● **Records supplied**
begin

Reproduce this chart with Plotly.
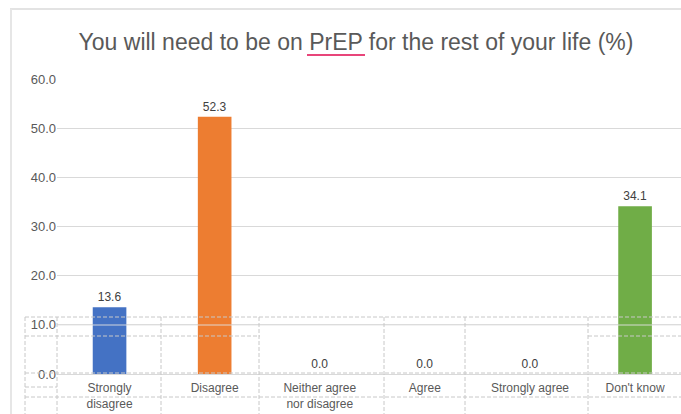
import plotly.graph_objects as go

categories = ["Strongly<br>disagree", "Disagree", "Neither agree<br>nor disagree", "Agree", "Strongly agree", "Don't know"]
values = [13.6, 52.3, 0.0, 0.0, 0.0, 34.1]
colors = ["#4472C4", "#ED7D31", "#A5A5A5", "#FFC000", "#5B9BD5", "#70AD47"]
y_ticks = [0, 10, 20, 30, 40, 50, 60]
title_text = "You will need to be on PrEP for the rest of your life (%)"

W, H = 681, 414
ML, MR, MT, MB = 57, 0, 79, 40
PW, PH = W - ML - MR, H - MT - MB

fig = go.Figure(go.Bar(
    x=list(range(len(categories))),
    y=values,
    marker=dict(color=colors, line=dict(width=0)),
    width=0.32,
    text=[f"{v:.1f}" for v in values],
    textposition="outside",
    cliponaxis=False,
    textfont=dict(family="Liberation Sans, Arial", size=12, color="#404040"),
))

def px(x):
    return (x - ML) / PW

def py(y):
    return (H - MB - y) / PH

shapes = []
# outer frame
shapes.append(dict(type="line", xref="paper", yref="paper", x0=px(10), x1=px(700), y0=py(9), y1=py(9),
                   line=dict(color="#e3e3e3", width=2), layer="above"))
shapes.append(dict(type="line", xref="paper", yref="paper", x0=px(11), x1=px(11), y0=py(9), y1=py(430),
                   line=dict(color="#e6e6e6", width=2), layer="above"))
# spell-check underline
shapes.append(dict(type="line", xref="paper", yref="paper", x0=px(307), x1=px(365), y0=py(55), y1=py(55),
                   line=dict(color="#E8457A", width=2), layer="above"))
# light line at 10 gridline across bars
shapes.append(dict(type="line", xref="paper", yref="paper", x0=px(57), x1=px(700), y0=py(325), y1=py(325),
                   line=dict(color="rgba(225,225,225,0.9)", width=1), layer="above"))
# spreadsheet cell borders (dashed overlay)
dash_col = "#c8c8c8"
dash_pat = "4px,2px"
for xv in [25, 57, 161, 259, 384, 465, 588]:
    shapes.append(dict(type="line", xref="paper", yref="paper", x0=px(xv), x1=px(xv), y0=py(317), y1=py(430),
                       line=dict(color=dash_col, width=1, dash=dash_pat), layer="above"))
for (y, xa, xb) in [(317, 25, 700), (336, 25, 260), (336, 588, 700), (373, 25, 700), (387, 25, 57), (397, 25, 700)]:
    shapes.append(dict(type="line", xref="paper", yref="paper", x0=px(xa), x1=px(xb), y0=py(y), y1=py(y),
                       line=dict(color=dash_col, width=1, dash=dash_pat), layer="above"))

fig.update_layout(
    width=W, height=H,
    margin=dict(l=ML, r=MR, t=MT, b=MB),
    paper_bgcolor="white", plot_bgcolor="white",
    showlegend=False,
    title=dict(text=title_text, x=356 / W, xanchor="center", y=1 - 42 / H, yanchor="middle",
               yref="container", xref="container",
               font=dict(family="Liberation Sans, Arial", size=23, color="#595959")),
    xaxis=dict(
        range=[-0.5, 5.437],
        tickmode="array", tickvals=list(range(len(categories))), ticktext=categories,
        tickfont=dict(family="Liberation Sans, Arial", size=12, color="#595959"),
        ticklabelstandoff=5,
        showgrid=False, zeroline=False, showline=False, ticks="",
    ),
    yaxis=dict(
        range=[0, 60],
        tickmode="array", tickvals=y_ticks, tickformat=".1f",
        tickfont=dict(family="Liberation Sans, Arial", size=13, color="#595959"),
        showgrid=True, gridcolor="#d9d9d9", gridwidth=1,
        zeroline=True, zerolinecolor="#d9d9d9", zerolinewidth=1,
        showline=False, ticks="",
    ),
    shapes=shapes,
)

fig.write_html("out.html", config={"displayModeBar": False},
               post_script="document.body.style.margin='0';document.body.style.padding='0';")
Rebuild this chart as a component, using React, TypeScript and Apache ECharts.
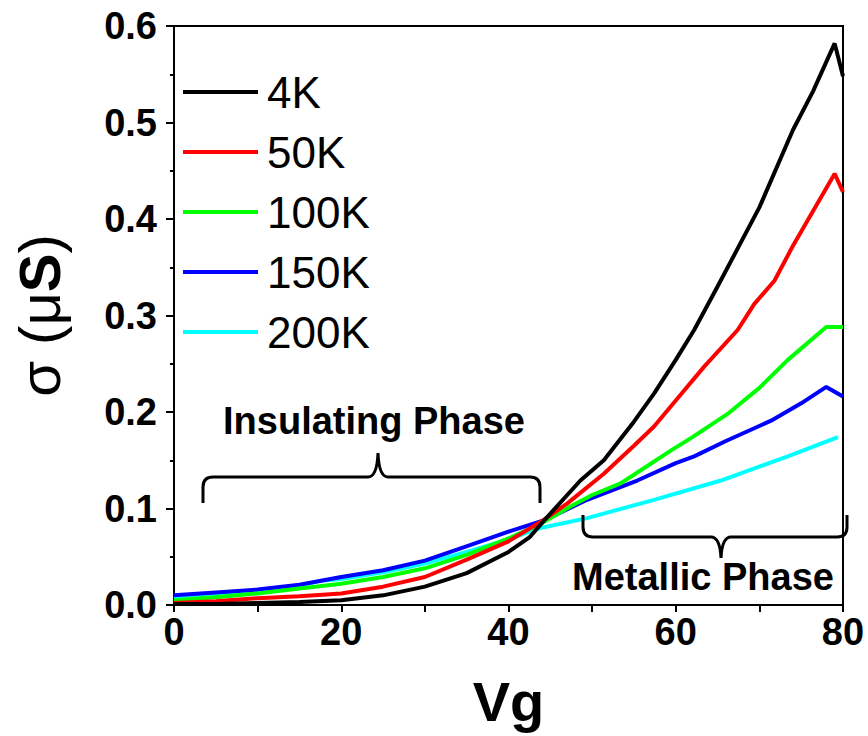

end

● **Exercise**
Write out each line of the listing above, exactly, from its first line to the line holding "return (H - MB - y) / PH", inclusive. Skip the pictures.

● **Expected answer**
Reproduce this chart with Plotly.
import plotly.graph_objects as go

categories = ["Strongly<br>disagree", "Disagree", "Neither agree<br>nor disagree", "Agree", "Strongly agree", "Don't know"]
values = [13.6, 52.3, 0.0, 0.0, 0.0, 34.1]
colors = ["#4472C4", "#ED7D31", "#A5A5A5", "#FFC000", "#5B9BD5", "#70AD47"]
y_ticks = [0, 10, 20, 30, 40, 50, 60]
title_text = "You will need to be on PrEP for the rest of your life (%)"

W, H = 681, 414
ML, MR, MT, MB = 57, 0, 79, 40
PW, PH = W - ML - MR, H - MT - MB

fig = go.Figure(go.Bar(
    x=list(range(len(categories))),
    y=values,
    marker=dict(color=colors, line=dict(width=0)),
    width=0.32,
    text=[f"{v:.1f}" for v in values],
    textposition="outside",
    cliponaxis=False,
    textfont=dict(family="Liberation Sans, Arial", size=12, color="#404040"),
))

def px(x):
    return (x - ML) / PW

def py(y):
    return (H - MB - y) / PH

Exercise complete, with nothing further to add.